**WHAT IS ASKED**
Leaving the pictures out, print the lines from the first line of the listing through the line containing "const yTicks = [0,10,20,30,40,50,60,70,80,90,100];", exactly as they read, and no others.

## START

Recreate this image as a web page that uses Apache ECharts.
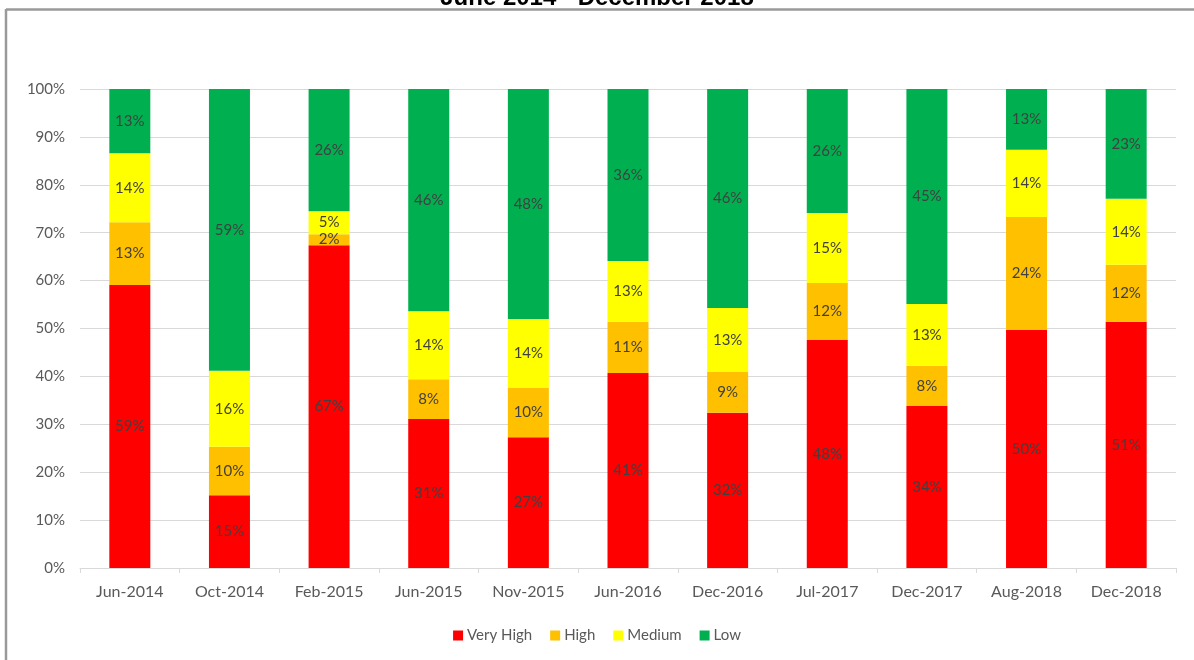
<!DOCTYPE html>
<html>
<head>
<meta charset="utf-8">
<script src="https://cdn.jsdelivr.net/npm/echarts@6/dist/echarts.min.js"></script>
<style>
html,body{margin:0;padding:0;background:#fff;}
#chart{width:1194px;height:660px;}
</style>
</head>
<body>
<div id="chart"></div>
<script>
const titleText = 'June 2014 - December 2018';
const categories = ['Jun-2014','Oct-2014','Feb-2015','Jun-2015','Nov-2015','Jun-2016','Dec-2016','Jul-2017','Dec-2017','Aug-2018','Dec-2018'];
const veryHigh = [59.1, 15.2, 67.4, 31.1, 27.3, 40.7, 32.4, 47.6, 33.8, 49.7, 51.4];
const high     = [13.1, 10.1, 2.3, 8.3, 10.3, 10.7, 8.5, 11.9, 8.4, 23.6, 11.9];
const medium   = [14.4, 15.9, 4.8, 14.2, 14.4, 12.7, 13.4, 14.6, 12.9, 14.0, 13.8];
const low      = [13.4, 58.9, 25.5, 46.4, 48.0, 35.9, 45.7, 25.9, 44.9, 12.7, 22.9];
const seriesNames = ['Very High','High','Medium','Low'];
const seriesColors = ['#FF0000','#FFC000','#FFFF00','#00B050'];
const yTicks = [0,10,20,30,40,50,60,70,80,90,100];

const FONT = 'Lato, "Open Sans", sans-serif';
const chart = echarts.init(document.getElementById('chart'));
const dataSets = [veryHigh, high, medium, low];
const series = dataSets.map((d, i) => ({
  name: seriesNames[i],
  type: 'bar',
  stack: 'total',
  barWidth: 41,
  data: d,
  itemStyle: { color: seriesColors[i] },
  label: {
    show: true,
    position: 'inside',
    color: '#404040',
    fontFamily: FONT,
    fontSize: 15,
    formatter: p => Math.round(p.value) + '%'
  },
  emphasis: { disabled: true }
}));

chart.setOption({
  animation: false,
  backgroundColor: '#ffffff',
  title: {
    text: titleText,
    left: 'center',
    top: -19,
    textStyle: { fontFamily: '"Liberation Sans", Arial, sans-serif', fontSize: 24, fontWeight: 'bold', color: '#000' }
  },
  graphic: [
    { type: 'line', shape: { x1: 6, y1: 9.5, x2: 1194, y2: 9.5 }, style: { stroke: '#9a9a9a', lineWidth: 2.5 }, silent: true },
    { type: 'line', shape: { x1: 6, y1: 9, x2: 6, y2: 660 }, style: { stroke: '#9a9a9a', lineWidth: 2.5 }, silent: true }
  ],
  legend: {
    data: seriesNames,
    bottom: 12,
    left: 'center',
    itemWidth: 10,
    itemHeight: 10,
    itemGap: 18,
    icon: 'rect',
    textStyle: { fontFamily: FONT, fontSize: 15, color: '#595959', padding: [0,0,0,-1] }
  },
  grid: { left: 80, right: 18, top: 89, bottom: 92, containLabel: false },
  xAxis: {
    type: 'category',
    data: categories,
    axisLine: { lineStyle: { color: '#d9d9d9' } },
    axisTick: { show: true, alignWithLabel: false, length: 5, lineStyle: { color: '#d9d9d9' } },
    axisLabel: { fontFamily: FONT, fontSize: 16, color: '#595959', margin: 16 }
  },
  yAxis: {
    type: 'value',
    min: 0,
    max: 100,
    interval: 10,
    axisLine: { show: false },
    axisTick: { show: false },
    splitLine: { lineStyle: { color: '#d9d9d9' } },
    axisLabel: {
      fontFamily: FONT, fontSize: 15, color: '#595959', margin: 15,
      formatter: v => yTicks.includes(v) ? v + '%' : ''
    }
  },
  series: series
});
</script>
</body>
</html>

## END

**RESULT OF THE EXERCISE**
Recreate this image as a web page that uses Apache ECharts.
<!DOCTYPE html>
<html>
<head>
<meta charset="utf-8">
<script src="https://cdn.jsdelivr.net/npm/echarts@6/dist/echarts.min.js"></script>
<style>
html,body{margin:0;padding:0;background:#fff;}
#chart{width:1194px;height:660px;}
</style>
</head>
<body>
<div id="chart"></div>
<script>
const titleText = 'June 2014 - December 2018';
const categories = ['Jun-2014','Oct-2014','Feb-2015','Jun-2015','Nov-2015','Jun-2016','Dec-2016','Jul-2017','Dec-2017','Aug-2018','Dec-2018'];
const veryHigh = [59.1, 15.2, 67.4, 31.1, 27.3, 40.7, 32.4, 47.6, 33.8, 49.7, 51.4];
const high     = [13.1, 10.1, 2.3, 8.3, 10.3, 10.7, 8.5, 11.9, 8.4, 23.6, 11.9];
const medium   = [14.4, 15.9, 4.8, 14.2, 14.4, 12.7, 13.4, 14.6, 12.9, 14.0, 13.8];
const low      = [13.4, 58.9, 25.5, 46.4, 48.0, 35.9, 45.7, 25.9, 44.9, 12.7, 22.9];
const seriesNames = ['Very High','High','Medium','Low'];
const seriesColors = ['#FF0000','#FFC000','#FFFF00','#00B050'];
const yTicks = [0,10,20,30,40,50,60,70,80,90,100];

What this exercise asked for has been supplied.